*What the exercise asks:* Copy out all the lines exactly. Omit pictures.

• • • • •

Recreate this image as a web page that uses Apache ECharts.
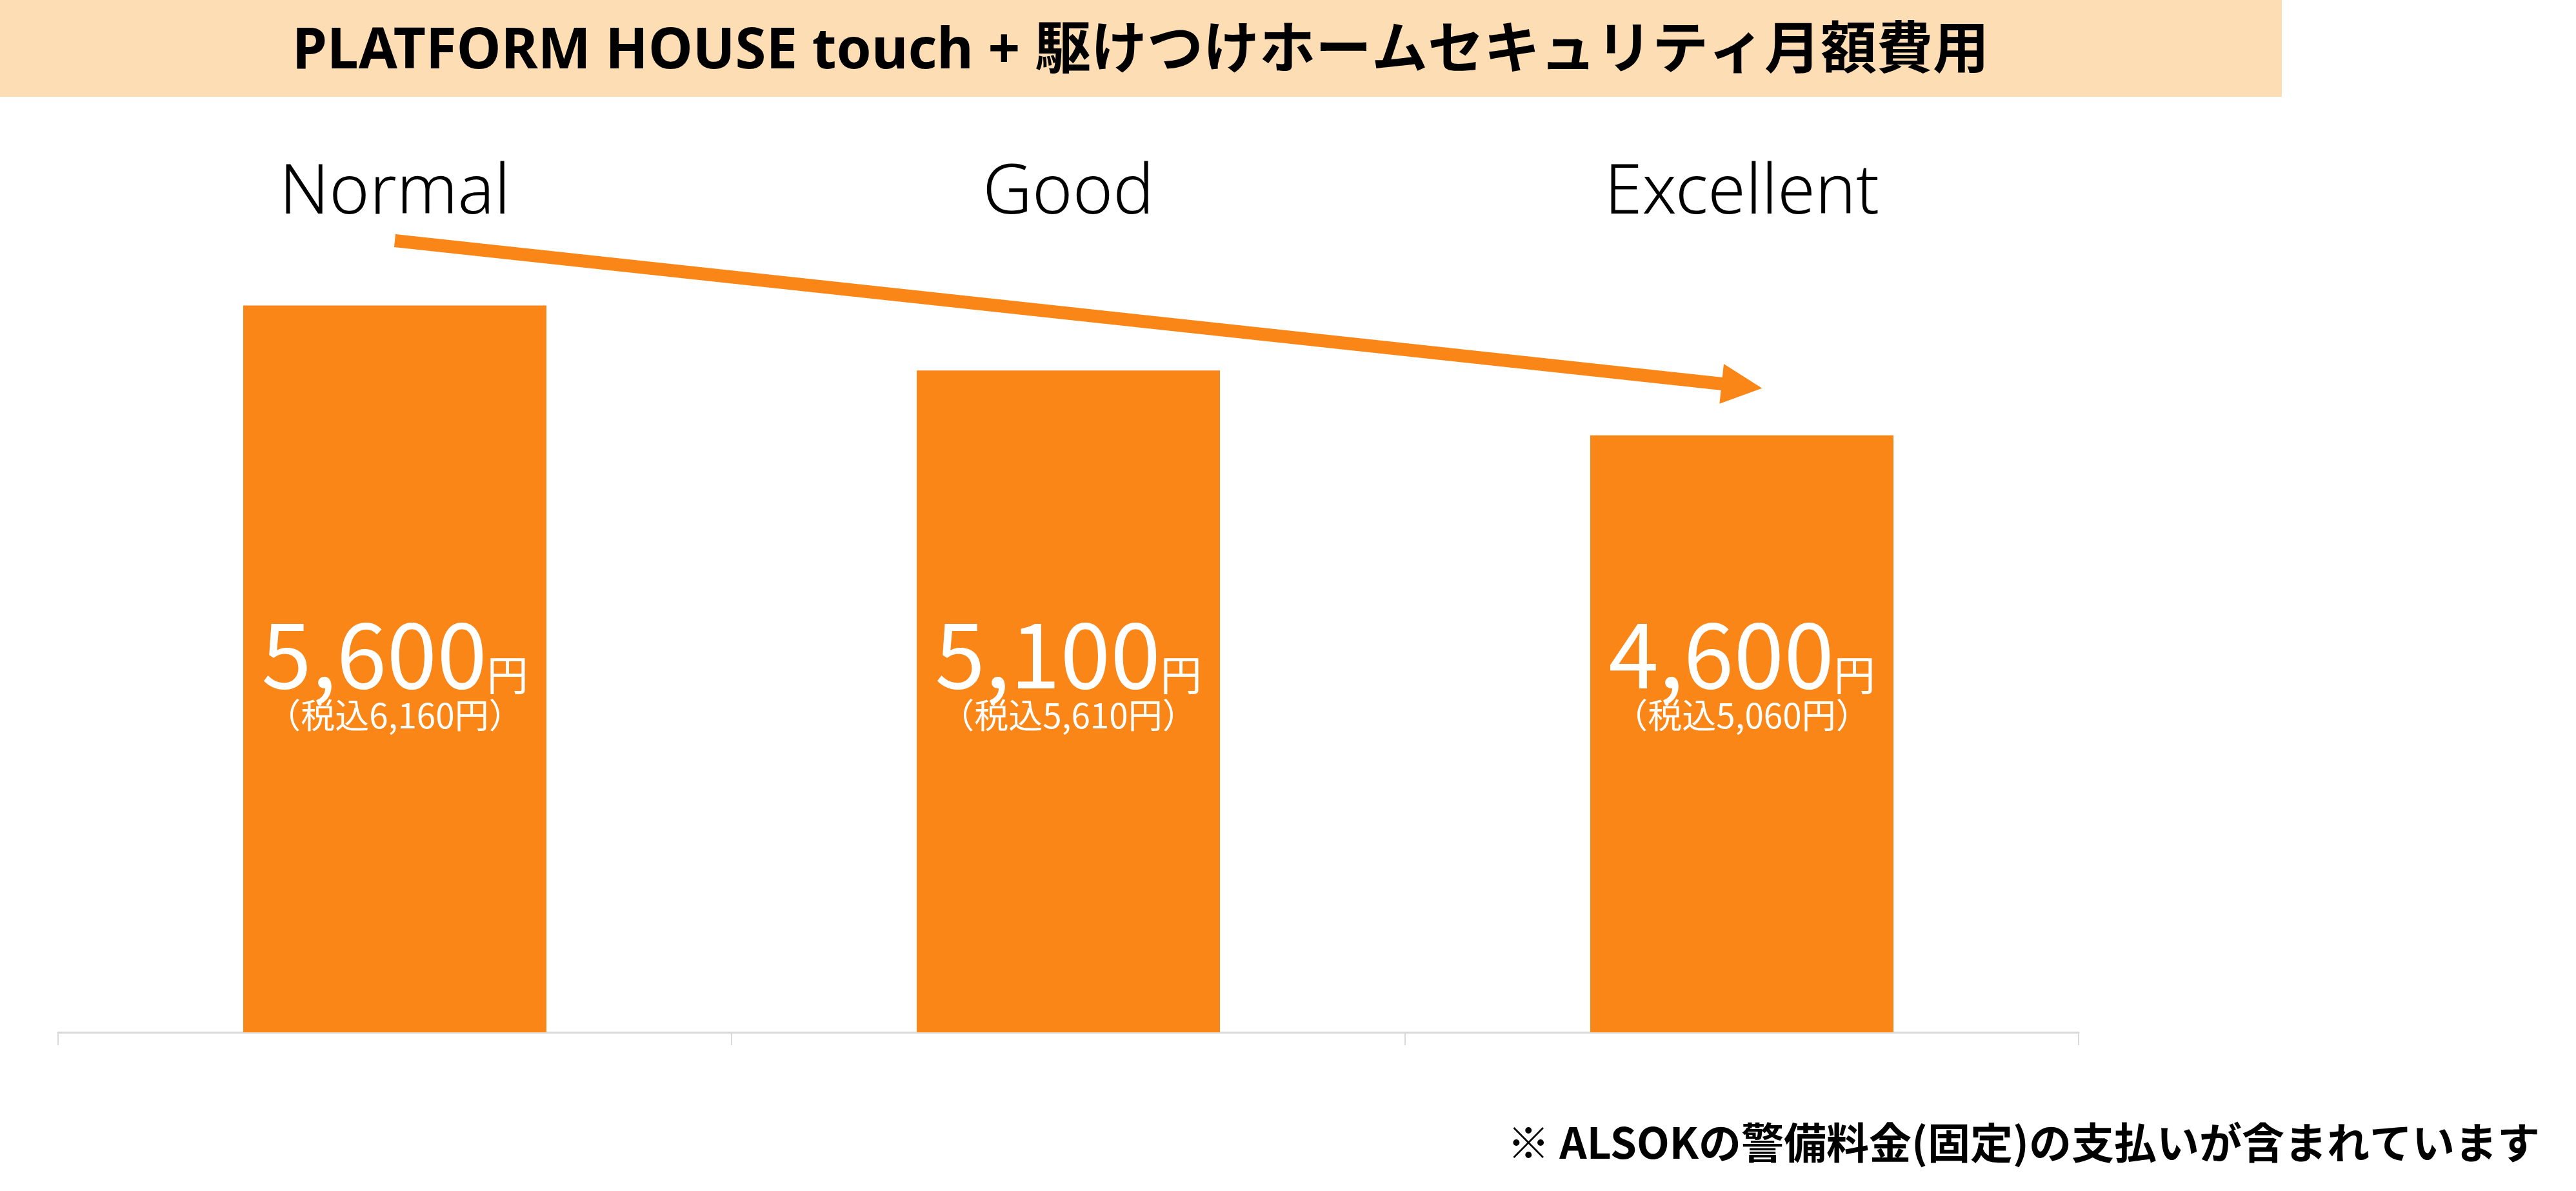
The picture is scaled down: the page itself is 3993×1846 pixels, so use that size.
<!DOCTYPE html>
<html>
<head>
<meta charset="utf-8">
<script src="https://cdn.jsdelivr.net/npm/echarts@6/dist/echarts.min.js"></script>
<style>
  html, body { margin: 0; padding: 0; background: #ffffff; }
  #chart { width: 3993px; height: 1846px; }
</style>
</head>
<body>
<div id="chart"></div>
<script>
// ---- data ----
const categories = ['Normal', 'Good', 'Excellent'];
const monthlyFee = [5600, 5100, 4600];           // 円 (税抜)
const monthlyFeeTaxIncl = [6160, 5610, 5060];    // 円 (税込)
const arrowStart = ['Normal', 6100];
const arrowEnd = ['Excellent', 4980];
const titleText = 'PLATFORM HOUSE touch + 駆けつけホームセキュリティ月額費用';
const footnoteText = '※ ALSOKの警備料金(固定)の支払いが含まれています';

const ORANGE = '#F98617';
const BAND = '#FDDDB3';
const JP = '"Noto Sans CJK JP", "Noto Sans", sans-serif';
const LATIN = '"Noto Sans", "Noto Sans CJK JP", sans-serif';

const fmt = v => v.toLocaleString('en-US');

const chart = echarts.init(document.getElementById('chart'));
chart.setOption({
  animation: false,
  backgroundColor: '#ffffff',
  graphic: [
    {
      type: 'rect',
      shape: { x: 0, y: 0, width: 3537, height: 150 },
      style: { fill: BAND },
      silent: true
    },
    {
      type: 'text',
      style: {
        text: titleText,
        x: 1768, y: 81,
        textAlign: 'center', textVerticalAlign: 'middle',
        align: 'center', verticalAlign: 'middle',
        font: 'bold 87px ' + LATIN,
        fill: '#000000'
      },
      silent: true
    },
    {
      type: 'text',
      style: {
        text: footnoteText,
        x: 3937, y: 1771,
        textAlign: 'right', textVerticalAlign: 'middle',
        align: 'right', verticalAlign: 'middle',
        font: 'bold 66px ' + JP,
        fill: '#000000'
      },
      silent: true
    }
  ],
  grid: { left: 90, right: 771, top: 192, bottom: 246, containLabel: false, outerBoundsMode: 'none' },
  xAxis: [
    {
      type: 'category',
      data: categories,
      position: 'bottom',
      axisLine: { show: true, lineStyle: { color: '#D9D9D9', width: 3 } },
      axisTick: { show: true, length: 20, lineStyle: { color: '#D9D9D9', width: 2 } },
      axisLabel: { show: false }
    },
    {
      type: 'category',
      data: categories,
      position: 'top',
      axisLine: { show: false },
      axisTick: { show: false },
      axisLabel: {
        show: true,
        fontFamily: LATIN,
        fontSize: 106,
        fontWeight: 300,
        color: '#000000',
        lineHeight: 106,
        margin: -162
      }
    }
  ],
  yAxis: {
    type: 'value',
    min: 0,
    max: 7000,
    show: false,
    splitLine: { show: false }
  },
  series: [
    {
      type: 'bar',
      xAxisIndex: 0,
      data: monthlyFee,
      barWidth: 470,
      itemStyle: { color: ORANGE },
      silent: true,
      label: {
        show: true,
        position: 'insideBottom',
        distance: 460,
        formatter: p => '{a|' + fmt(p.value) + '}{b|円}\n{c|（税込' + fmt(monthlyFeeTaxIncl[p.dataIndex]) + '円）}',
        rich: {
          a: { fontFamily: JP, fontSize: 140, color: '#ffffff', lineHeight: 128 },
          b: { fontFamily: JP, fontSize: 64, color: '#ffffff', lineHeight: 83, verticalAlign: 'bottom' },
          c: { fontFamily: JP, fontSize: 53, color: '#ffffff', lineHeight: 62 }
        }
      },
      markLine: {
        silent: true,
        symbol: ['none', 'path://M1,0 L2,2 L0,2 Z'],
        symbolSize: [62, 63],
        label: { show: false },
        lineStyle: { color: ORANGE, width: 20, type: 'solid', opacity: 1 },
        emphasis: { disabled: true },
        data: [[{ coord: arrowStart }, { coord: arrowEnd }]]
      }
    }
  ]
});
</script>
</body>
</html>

• • • • •

*Written response:*
Recreate this image as a web page that uses Apache ECharts.
The picture is scaled down: the page itself is 3993×1846 pixels, so use that size.
<!DOCTYPE html>
<html>
<head>
<meta charset="utf-8">
<script src="https://cdn.jsdelivr.net/npm/echarts@6/dist/echarts.min.js"></script>
<style>
  html, body { margin: 0; padding: 0; background: #ffffff; }
  #chart { width: 3993px; height: 1846px; }
</style>
</head>
<body>
<div id="chart"></div>
<script>
// ---- data ----
const categories = ['Normal', 'Good', 'Excellent'];
const monthlyFee = [5600, 5100, 4600];           // 円 (税抜)
const monthlyFeeTaxIncl = [6160, 5610, 5060];    // 円 (税込)
const arrowStart = ['Normal', 6100];
const arrowEnd = ['Excellent', 4980];
const titleText = 'PLATFORM HOUSE touch + 駆けつけホームセキュリティ月額費用';
const footnoteText = '※ ALSOKの警備料金(固定)の支払いが含まれています';

const ORANGE = '#F98617';
const BAND = '#FDDDB3';
const JP = '"Noto Sans CJK JP", "Noto Sans", sans-serif';
const LATIN = '"Noto Sans", "Noto Sans CJK JP", sans-serif';

const fmt = v => v.toLocaleString('en-US');

const chart = echarts.init(document.getElementById('chart'));
chart.setOption({
  animation: false,
  backgroundColor: '#ffffff',
  graphic: [
    {
      type: 'rect',
      shape: { x: 0, y: 0, width: 3537, height: 150 },
      style: { fill: BAND },
      silent: true
    },
    {
      type: 'text',
      style: {
        text: titleText,
        x: 1768, y: 81,
        textAlign: 'center', textVerticalAlign: 'middle',
        align: 'center', verticalAlign: 'middle',
        font: 'bold 87px ' + LATIN,
        fill: '#000000'
      },
      silent: true
    },
    {
      type: 'text',
      style: {
        text: footnoteText,
        x: 3937, y: 1771,
        textAlign: 'right', textVerticalAlign: 'middle',
        align: 'right', verticalAlign: 'middle',
        font: 'bold 66px ' + JP,
        fill: '#000000'
      },
      silent: true
    }
  ],
  grid: { left: 90, right: 771, top: 192, bottom: 246, containLabel: false, outerBoundsMode: 'none' },
  xAxis: [
    {
      type: 'category',
      data: categories,
      position: 'bottom',
      axisLine: { show: true, lineStyle: { color: '#D9D9D9', width: 3 } },
      axisTick: { show: true, length: 20, lineStyle: { color: '#D9D9D9', width: 2 } },
      axisLabel: { show: false }
    },
    {
      type: 'category',
      data: categories,
      position: 'top',
      axisLine: { show: false },
      axisTick: { show: false },
      axisLabel: {
        show: true,
        fontFamily: LATIN,
        fontSize: 106,
        fontWeight: 300,
        color: '#000000',
        lineHeight: 106,
        margin: -162
      }
    }
  ],
  yAxis: {
    type: 'value',
    min: 0,
    max: 7000,
    show: false,
    splitLine: { show: false }
  },
  series: [
    {
      type: 'bar',
      xAxisIndex: 0,
      data: monthlyFee,
      barWidth: 470,
      itemStyle: { color: ORANGE },
      silent: true,
      label: {
        show: true,
        position: 'insideBottom',
        distance: 460,
        formatter: p => '{a|' + fmt(p.value) + '}{b|円}\n{c|（税込' + fmt(monthlyFeeTaxIncl[p.dataIndex]) + '円）}',
        rich: {
          a: { fontFamily: JP, fontSize: 140, color: '#ffffff', lineHeight: 128 },
          b: { fontFamily: JP, fontSize: 64, color: '#ffffff', lineHeight: 83, verticalAlign: 'bottom' },
          c: { fontFamily: JP, fontSize: 53, color: '#ffffff', lineHeight: 62 }
        }
      },
      markLine: {
        silent: true,
        symbol: ['none', 'path://M1,0 L2,2 L0,2 Z'],
        symbolSize: [62, 63],
        label: { show: false },
        lineStyle: { color: ORANGE, width: 20, type: 'solid', opacity: 1 },
        emphasis: { disabled: true },
        data: [[{ coord: arrowStart }, { coord: arrowEnd }]]
      }
    }
  ]
});
</script>
</body>
</html>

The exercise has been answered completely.